» GOAL: Extract the lines that carry the string "this" from the listing.

» RAW RECORDS:
· · ·

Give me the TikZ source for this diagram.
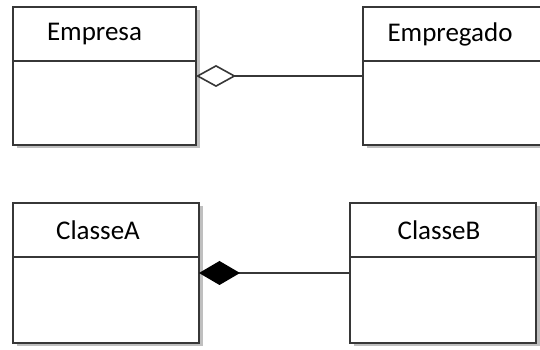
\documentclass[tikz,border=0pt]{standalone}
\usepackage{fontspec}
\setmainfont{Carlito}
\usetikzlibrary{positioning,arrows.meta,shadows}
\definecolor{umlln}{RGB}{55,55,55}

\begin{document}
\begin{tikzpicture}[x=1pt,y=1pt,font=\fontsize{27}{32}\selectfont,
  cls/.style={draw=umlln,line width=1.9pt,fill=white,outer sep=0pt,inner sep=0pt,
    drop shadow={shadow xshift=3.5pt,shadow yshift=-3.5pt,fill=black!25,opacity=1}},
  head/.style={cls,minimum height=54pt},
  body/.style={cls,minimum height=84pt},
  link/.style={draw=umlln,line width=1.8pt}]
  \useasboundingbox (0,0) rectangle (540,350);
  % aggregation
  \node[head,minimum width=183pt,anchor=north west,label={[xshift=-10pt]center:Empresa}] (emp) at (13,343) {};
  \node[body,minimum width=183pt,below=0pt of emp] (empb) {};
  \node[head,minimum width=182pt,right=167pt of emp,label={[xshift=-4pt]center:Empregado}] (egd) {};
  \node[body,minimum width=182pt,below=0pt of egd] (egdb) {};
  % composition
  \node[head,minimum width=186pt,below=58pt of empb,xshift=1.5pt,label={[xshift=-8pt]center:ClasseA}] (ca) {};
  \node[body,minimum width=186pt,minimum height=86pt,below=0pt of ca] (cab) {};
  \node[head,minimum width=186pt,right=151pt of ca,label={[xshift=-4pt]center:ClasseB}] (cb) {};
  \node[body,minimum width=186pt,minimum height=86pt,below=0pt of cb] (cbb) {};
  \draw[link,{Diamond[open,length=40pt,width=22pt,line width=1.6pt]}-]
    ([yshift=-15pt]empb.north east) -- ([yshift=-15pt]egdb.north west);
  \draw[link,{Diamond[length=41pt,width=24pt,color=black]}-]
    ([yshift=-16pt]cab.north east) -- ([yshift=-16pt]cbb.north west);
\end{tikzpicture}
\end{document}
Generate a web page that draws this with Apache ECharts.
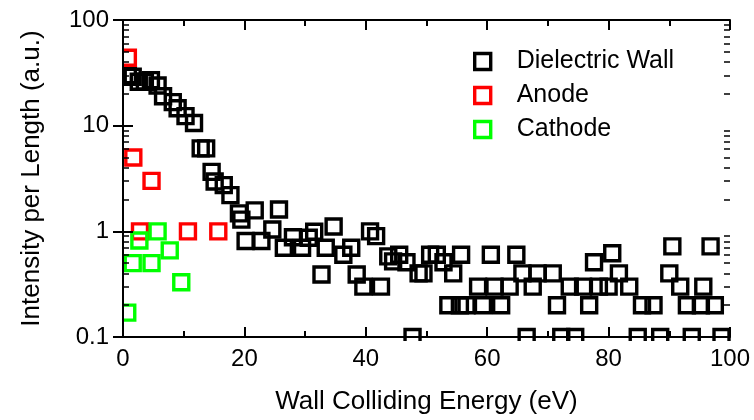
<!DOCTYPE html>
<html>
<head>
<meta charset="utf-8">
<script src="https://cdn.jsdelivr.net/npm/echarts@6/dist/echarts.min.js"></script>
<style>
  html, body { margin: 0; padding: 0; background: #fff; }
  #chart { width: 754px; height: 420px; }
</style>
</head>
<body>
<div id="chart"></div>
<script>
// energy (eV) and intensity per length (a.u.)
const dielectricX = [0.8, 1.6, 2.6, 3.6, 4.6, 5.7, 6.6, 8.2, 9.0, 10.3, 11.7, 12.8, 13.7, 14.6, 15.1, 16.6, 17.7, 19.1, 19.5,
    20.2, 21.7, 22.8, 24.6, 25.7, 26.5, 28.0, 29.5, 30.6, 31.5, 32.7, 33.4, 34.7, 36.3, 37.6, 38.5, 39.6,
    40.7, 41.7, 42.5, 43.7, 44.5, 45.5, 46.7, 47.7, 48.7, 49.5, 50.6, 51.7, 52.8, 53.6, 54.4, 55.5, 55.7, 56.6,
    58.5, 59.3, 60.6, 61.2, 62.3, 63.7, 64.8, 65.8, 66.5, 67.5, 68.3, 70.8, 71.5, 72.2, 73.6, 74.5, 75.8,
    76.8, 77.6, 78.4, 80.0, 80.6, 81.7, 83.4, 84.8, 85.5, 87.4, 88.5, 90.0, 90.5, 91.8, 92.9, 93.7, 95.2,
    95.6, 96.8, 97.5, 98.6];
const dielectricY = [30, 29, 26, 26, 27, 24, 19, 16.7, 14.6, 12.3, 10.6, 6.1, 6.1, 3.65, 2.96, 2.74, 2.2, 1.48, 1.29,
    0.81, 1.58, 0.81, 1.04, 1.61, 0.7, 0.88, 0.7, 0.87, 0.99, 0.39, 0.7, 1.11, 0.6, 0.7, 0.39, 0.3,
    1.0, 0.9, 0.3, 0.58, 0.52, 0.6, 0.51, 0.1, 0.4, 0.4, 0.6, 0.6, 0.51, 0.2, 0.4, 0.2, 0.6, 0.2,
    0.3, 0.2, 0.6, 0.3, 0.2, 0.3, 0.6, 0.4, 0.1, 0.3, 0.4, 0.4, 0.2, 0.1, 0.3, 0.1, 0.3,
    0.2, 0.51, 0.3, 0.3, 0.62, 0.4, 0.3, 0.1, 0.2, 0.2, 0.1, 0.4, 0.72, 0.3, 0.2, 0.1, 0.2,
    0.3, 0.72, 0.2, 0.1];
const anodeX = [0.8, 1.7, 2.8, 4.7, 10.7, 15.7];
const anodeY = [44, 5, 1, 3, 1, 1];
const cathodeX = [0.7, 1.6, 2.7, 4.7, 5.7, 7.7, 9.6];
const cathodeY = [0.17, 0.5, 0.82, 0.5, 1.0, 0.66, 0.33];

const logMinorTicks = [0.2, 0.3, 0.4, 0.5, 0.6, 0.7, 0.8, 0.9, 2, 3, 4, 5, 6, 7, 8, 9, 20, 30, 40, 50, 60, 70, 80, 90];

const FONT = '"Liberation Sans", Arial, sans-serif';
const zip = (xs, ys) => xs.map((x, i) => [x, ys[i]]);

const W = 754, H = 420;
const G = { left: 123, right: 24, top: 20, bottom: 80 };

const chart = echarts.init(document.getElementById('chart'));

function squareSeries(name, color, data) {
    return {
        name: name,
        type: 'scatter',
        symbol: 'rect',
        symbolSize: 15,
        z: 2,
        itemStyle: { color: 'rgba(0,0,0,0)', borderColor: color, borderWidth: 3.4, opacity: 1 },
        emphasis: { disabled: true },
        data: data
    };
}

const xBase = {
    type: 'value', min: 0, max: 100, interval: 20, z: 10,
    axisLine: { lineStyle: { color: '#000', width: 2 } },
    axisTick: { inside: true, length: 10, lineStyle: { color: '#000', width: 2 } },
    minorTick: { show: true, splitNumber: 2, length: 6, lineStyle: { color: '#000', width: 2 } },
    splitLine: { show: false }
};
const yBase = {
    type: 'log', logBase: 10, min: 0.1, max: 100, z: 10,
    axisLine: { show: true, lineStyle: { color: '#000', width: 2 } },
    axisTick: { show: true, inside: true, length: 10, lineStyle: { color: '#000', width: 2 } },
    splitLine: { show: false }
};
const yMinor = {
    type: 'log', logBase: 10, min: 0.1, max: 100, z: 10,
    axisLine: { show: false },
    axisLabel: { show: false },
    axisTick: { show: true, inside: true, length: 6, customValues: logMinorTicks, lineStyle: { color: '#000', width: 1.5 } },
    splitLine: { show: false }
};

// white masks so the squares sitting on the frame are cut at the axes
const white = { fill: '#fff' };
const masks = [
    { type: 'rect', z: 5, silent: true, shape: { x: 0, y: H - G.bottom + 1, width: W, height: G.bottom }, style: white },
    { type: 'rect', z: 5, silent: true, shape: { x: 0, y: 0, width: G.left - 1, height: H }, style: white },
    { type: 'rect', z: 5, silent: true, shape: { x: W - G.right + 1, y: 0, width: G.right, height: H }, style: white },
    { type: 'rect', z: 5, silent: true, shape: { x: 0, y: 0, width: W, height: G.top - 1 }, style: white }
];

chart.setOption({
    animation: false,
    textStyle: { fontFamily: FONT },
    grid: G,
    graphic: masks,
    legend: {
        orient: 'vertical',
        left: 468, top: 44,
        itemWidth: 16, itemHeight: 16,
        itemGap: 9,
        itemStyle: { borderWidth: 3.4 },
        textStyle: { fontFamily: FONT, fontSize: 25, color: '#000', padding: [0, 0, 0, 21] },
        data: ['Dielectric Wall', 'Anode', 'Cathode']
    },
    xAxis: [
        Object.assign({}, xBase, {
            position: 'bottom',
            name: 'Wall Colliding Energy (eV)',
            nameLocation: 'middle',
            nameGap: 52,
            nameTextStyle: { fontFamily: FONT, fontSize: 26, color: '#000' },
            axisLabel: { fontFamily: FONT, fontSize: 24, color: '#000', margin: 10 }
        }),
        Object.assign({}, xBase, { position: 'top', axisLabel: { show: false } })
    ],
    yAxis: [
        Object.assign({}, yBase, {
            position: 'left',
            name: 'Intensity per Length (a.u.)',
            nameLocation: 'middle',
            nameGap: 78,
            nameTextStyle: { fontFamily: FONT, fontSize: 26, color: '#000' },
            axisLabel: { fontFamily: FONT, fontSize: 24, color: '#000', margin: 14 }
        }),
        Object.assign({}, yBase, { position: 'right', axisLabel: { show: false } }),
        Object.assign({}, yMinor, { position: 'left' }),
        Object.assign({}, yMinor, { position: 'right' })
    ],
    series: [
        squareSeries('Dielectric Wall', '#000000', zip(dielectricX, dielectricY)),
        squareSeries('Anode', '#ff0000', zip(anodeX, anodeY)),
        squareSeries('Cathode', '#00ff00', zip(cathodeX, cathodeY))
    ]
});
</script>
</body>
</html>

· · ·

» COMPLETE OUTPUT:
Give me the TikZ source for this diagram.
Generate a web page that draws this with Apache ECharts.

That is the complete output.